• Royce Fellowship
jared
Cetz

Concentration 

Ethnic Studies

Award Year 

2022
Writing As Survivance: Decentering Damage and Opening Knowledge Production in Indigenous Research

Hi! My name is jared, I grew up in so-called Portland, Oregon, and my family is from so-called Quintana Roo, MX. I am Maya (de la peninsula)/Mexican/Chicano/Loud/(Spoken Word) Poet/Student/Writer/Son/Brother/Friend/Young Ancestor. On Brown's campus I help lead MEChA, co-program our Latinx Heritage Series, am a member of Student's forJustice in Palestine, and am a poet with WORD! Performance Poetry among other things. I also study Ethnic Studies with a focus on (but not limited to) Chicanx, Latinx, and Latin American Indigenous identities, futurisms, world-building, knowledge accessibility, and language revitalization.
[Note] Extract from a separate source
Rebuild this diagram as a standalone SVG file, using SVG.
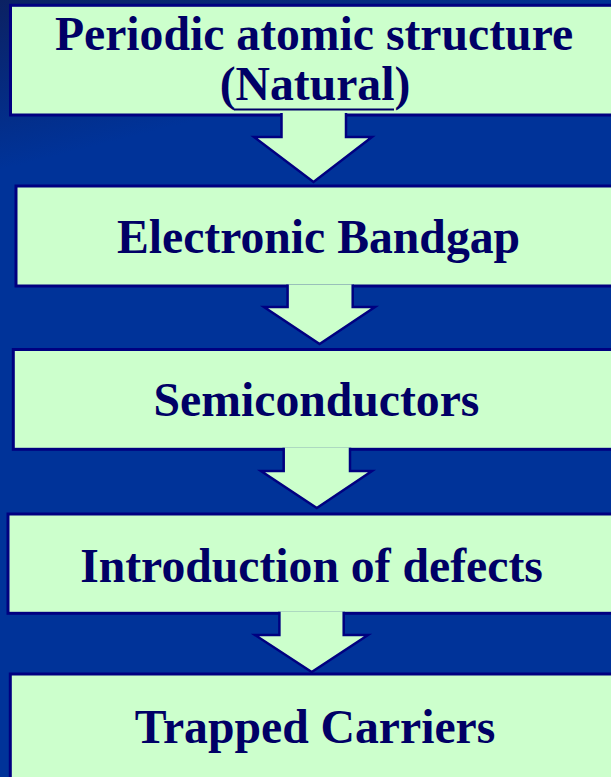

Kanáantabaj!

Project:

Google-image search: “Maya”. Pyramid. Pyramid. Computer software. Pyramid. No people. Research, history books, media depictions, school mascots, etc., in USian society have historically erased, past-tensed, and dehumanized Indigenous peoples. By utilizing ethnographic and participatory action research methods such as interviews and workshops, this project seeks to celebrate Chicanx Indigenous voices while honing in on how writing (processes) have been—and can be—a site of community-building, liberation, healing, and survivance (writing to survive and writing as resistance). This research will challenge extractive and dehumanizing research practices that harm Indigenous communities by asking how research can be a healing process for the researched and how the ‘researched’ can have agency as an empowered collaborator.